Let me know how you want to handle it."
Script 2 — Deadline is at risk
"Heads up — there's a scenario where [Milestone] slips. We discovered [specific issue] yesterday. It's not certain, but I want to flag it before it becomes certain.
Current status: [what's done, what's not]. If [dependency X] doesn't resolve by [date], we lose [N days]. Options: (1) Descope [feature Y] and ship on time. (2) Keep scope and slip [N days]. (3) Add [resource Z] to pull it in.
My recommendation is option 1 — [feature Y] can ship in the next cycle. Happy to discuss."
Script 3 — You need a decision that's stalled
"We've been waiting on a decision about [topic] for [timeframe]. The team is blocked on [specific work] until we have it. I want to make it easy to decide — here are the options as I see them:
Option A: [description]. Trade-off: [short description].
Option B: [description]. Trade-off: [short description].
I think Option A is the right call because [single clear reason]. If I'm wrong, I'm happy to be corrected. But I need a decision by [date] or I'll proceed with Option A to keep the project moving — and I'll document the choice."
Script 4 — Going to your skip-level
To your manager first:
"I want to give you a heads up — I'm going to loop in [Skip] on the [issue]. We've been
stuck for [timeframe] and I think it needs their visibility. I don't want to surprise you.
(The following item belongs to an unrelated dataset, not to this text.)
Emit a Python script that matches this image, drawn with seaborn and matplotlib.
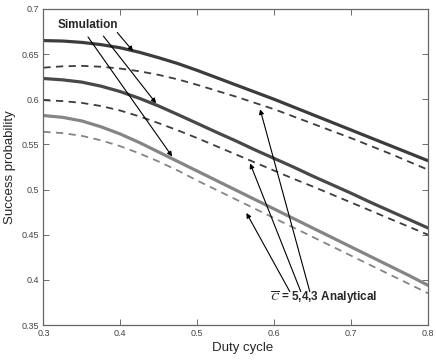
import numpy as np
import pandas as pd
import matplotlib
matplotlib.use("Agg")
import matplotlib.pyplot as plt
import seaborn as sns

# ---- data ----
duty = [0.300, 0.325, 0.350, 0.375, 0.400, 0.425, 0.450, 0.475, 0.500, 0.525, 0.550,
        0.575, 0.600, 0.625, 0.650, 0.675, 0.700, 0.725, 0.750, 0.775, 0.800]
sim_c5 = [0.665, 0.6645, 0.663, 0.6605, 0.657, 0.652, 0.646, 0.6395, 0.632, 0.624, 0.616,
          0.608, 0.600, 0.5915, 0.583, 0.5745, 0.566, 0.5575, 0.549, 0.5405, 0.532]
ana_c5 = [0.635, 0.6365, 0.637, 0.636, 0.634, 0.631, 0.627, 0.622, 0.616, 0.6095, 0.603,
          0.596, 0.589, 0.581, 0.573, 0.565, 0.557, 0.5485, 0.540, 0.531, 0.522]
sim_c4 = [0.623, 0.6215, 0.619, 0.6145, 0.6085, 0.601, 0.5925, 0.583, 0.5733, 0.5635, 0.554,
          0.544, 0.5345, 0.525, 0.515, 0.5055, 0.496, 0.486, 0.4765, 0.467, 0.4575]
ana_c4 = [0.599, 0.598, 0.596, 0.5925, 0.5875, 0.581, 0.5735, 0.5655, 0.557, 0.548, 0.539,
          0.530, 0.521, 0.512, 0.5035, 0.4946, 0.4857, 0.4768, 0.4678, 0.4589, 0.450]
sim_c3 = [0.582, 0.580, 0.576, 0.5695, 0.5615, 0.552, 0.5415, 0.531, 0.5205, 0.510, 0.4995,
          0.489, 0.4785, 0.468, 0.4575, 0.447, 0.4365, 0.426, 0.4155, 0.405, 0.394]
ana_c3 = [0.564, 0.5625, 0.5595, 0.5545, 0.548, 0.540, 0.531, 0.521, 0.510, 0.4996, 0.4892,
          0.4788, 0.4684, 0.458, 0.4476, 0.4372, 0.4268, 0.4164, 0.406, 0.3956, 0.3852]

x_ticks = [0.3, 0.4, 0.5, 0.6, 0.7, 0.8]
y_ticks = [0.35, 0.4, 0.45, 0.5, 0.55, 0.6, 0.65, 0.7]

sns.set_style("ticks")
plt.rcParams['font.family'] = ['Liberation Sans', 'DejaVu Sans']
plt.rcParams['mathtext.fontset'] = 'stix'

fig = plt.figure(figsize=(4.36, 3.62), dpi=100)
ax = fig.add_axes([0.0995, 0.1022, 0.882, 0.873])

series = [
    (sim_c5, "#3c3c3c", "-", 2.3),
    (ana_c5, "#3c3c3c", "--", 1.3),
    (sim_c4, "#484848", "-", 2.3),
    (ana_c4, "#3c3c3c", "--", 1.3),
    (sim_c3, "#858585", "-", 2.3),
    (ana_c3, "#858585", "--", 1.3),
]
for vals, col, ls, lw in series:
    df = pd.DataFrame({"duty": duty, "p": vals})
    sns.lineplot(data=df, x="duty", y="p", ax=ax, color=col, linewidth=lw)
    line = ax.get_lines()[-1]
    if ls == "--":
        line.set_dashes((4, 3))

ax.set_xlim(0.3, 0.8)
ax.set_ylim(0.35, 0.7)
ax.set_xticks(x_ticks)
ax.set_xticklabels([f"{t:g}" for t in x_ticks])
ax.set_yticks(y_ticks)
ax.set_yticklabels([f"{t:g}" for t in y_ticks])
ax.tick_params(direction="in", length=4, width=0.6, labelsize=6.5,
               labelcolor="#444444", color="#555555", top=True, right=True, pad=3)
for s in ax.spines.values():
    s.set_visible(True)
    s.set_color("#666666")
    s.set_linewidth(0.9)

ax.set_xlabel("Duty cycle", fontsize=9.5)
ax.set_ylabel("Success probability", fontsize=9.5)
ax.xaxis.set_label_coords(0.518, -0.055)
ax.yaxis.set_label_coords(-0.072, 0.5)

# annotations
ax.text(0.358, 0.682, "Simulation", fontsize=8.5, fontweight="bold",
        ha="center", va="center")
arrow_kw = dict(arrowstyle="-|>", color="black", lw=0.8, mutation_scale=7,
                shrinkA=0, shrinkB=0)
for (tx, ty), (hx, hy) in [((0.396, 0.674), (0.4166, 0.6533)),
                           ((0.378, 0.670), (0.4465, 0.5956)),
                           ((0.358, 0.669), (0.4674, 0.5367))]:
    ax.annotate("", xy=(hx, hy), xytext=(tx, ty), arrowprops=arrow_kw)

ax.text(0.665, 0.380, r"$\overline{C}$ = 5,4,3 Analytical", fontsize=8.5,
        fontweight="bold", ha="center", va="center")
for (tx, ty), (hx, hy) in [((0.6204, 0.387), (0.564, 0.4741)),
                           ((0.6347, 0.387), (0.5688, 0.5289)),
                           ((0.6464, 0.387), (0.5818, 0.5889))]:
    ax.annotate("", xy=(hx, hy), xytext=(tx, ty), arrowprops=arrow_kw)

fig.savefig("out.png", dpi=100)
Would you rather do the outreach, or is it okay if I do it?"
To the skip-level:
"Hey [Name] — I want to flag something that I think needs your attention. I've looped
[Manager] in, and I've attached a short doc with context. The short version: [two
sentences]. I think the path forward is [your recommendation]. Happy to chat if
useful — or the doc has everything you need."
Script 5 — Disagreeing with a decision and escalating the disagreement
"I want to flag that I have a strong concern about the direction on [decision]. I've raised it [twice], and I understand the reasoning for the current path. I'm not trying to relitigate it. But the specific risk I'm worried about is [precise risk], and I think it's worth one more round of consideration before we commit.
I'm happy to write up a short doc on the risk and alternatives if that would help. If the decision stands after that, I'll commit fully and we'll never hear about this from me again."
Notice what all five scripts have in common: no blame, no emotion, clear facts, clear options, clear recommendation, clear ask. The person reading them knows exactly what they're being asked to decide and why.
Clarity is a form of respect. When you escalate clearly, you are telling the other person: I value your time enough to do the hard thinking before asking for yours.
The one rule to remember
Everything in this chapter can be compressed into a single principle. If you remember nothing else, remember this:
A problem with no recommendation is a burden. A problem with a recommendation is a conversation. One makes your manager's job harder. The other makes it easier. One signals that you need to be managed. The other signals that you are someone who manages things.
And here is the deeper truth behind all of this: escalation, done right, is an act of leadership. It is how you demonstrate that you understand the full scope of a problem, that you've considered multiple paths, and that you have the judgment to know when you need more leverage than you have alone. That's not a weakness. That's exactly what Staff-level engineers do.
The engineers who get promoted aren't the ones who never escalate. They're the ones who escalate so cleanly, so calmly, and so rarely that every escalation lands like a trusted signal — not a cry for help.
Pick one thing you are sitting on right now — a blocker, a risk, an unresolved decision — that your manager doesn't know about yet. Write the escalation message using the Flag-Facts-Options-Recommendation structure. Don't send it if you don't need to. But write it. Notice how much clearer the problem becomes when you're forced to compress it into four components. That clarity is the point.